In FIG. 5, instead of the meander-type piezoelectric actuators 7a and 7b, a pair of outer torsion bars can be coupled between the outer support frame 6 and the inner support frame 2′, and two pairs of piezoelectric actuators can be coupled between the outer support frame 6 and the outer torsion bars to rock the inner support frame 2′ through the outer torsion bars along the Y-axis.
Also, the one-dimensional optical deflector of FIG. 2 or 3 can be applied to the two-dimensional optical deflector of FIG. 5.
Further, in the above-described embodiments, only one torsion bar can be provided instead of the pair of torsion bars for rocking the mirror around the X-axis. Similarly, only one meander-type actuator or only one outer torsion bar can be provided instead of the pair of meander-type actuators or the pair of outer torsion bars.
Furthermore, in the above-described embodiments, electrostatic actuators or electromagnetic actuators can be provided instead of the piezoelectric actuators.

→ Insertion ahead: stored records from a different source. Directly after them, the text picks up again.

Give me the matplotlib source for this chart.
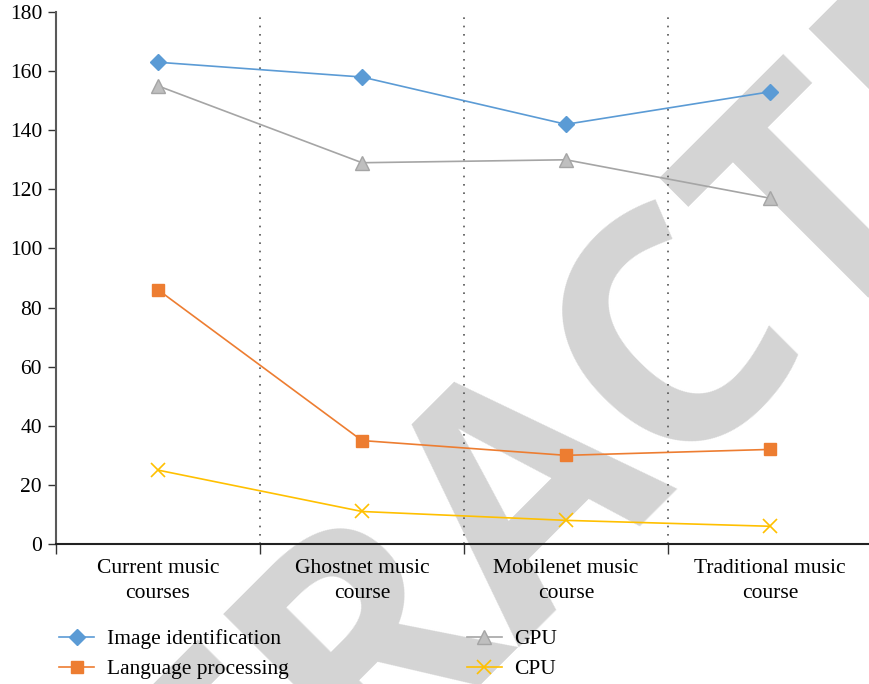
import matplotlib
matplotlib.use("Agg")
import matplotlib.pyplot as plt

# chart data
categories = ["Current music\ncourses", "Ghostnet music\ncourse",
              "Mobilenet music\ncourse", "Traditional music\ncourse"]
image_identification = [163, 158, 142, 153]
language_processing = [86, 35, 30, 32]
gpu = [155, 129, 130, 117]
cpu = [25, 11, 8, 6]
y_ticks = [0, 20, 40, 60, 80, 100, 120, 140, 160, 180]

plt.rcParams["font.family"] = ["Liberation Serif", "DejaVu Serif"]
FS = 15.5

fig = plt.figure(figsize=(8.69, 6.84), dpi=100)
fig.patch.set_facecolor("white")

# retraction watermark behind everything
fig.text(0.6847, 0.2076, "RETRACTED", rotation=45, rotation_mode="anchor",
         ha="center", va="baseline", fontsize=234, fontweight="bold",
         family="Open Sans", color="#d4d4d4", zorder=-1)

ax = fig.add_axes([56 / 869, 1 - 544 / 684, 1 - 56 / 869, (544 - 12) / 684])
ax.set_facecolor("none")

x = list(range(len(categories)))
ax.plot(x, image_identification, color="#5B9BD5", lw=1.2, marker="D", ms=8,
        label="Image identification")
ax.plot(x, language_processing, color="#ED7D31", lw=1.2, marker="s", ms=9,
        label="Language processing")
ax.plot(x, gpu, color="#A5A5A5", lw=1.2, marker="^", ms=10,
        markeredgecolor="#A5A5A5", markerfacecolor="#BFBFBF", label="GPU")
ax.plot(x, cpu, color="#FFC000", lw=1.2, marker="x", ms=10, mew=1.2,
        label="CPU")

ax.set_xlim(-0.5, 3.5 - 3 / 204)
ax.set_ylim(0, 180)
ax.set_yticks(y_ticks)
ax.tick_params(axis="y", length=6, width=1, color="#333333", labelsize=FS,
               pad=4)

# category boundaries
for b in [0.5, 1.5, 2.5]:
    ax.axvline(b, color="#555555", lw=1.2, ls=(0, (1, 4)), zorder=0)
ax.set_xticks([-0.5, 0.5, 1.5, 2.5])
ax.set_xticklabels([])
ax.set_xticks(x, minor=True)
ax.set_xticklabels(categories, minor=True, fontsize=FS, linespacing=1.4)
ax.tick_params(axis="x", which="major", length=7, width=1, color="#333333",
               direction="out")
ax.tick_params(axis="x", which="minor", length=0, pad=11)

for s in ["top", "right"]:
    ax.spines[s].set_visible(False)
ax.spines["left"].set_color("#595959")
ax.spines["left"].set_linewidth(1.5)
ax.spines["bottom"].set_color("#222222")
ax.spines["bottom"].set_linewidth(1.5)

fig.legend(loc="upper left", bbox_to_anchor=(40 / 869, 1 - 610 / 684),
           ncol=2, frameon=False, fontsize=FS, handlelength=1.6,
           handletextpad=0.6, columnspacing=8.3, labelspacing=0.45)

fig.savefig("out.png", dpi=100)
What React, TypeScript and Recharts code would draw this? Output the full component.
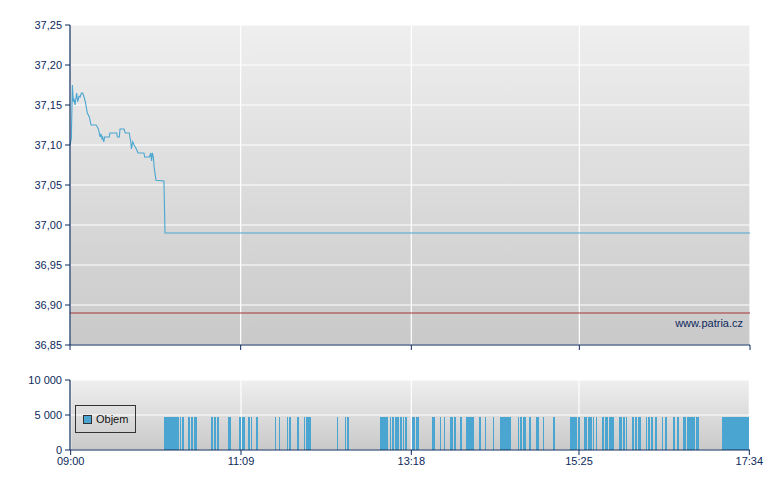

It will be apparent to those skilled in the art that various modifications and variations can be made in the presently disclosed subject matter without departing from the spirit or scope of the presently disclosed subject matter. Thus, it is intended that the presently disclosed subject matter covers the modifications and variations of the presently disclosed subject matter provided they come within the scope of the appended claims and their equivalents. All related or prior art references described above and in the Background section of the present specification are hereby incorporated in their entirety by reference.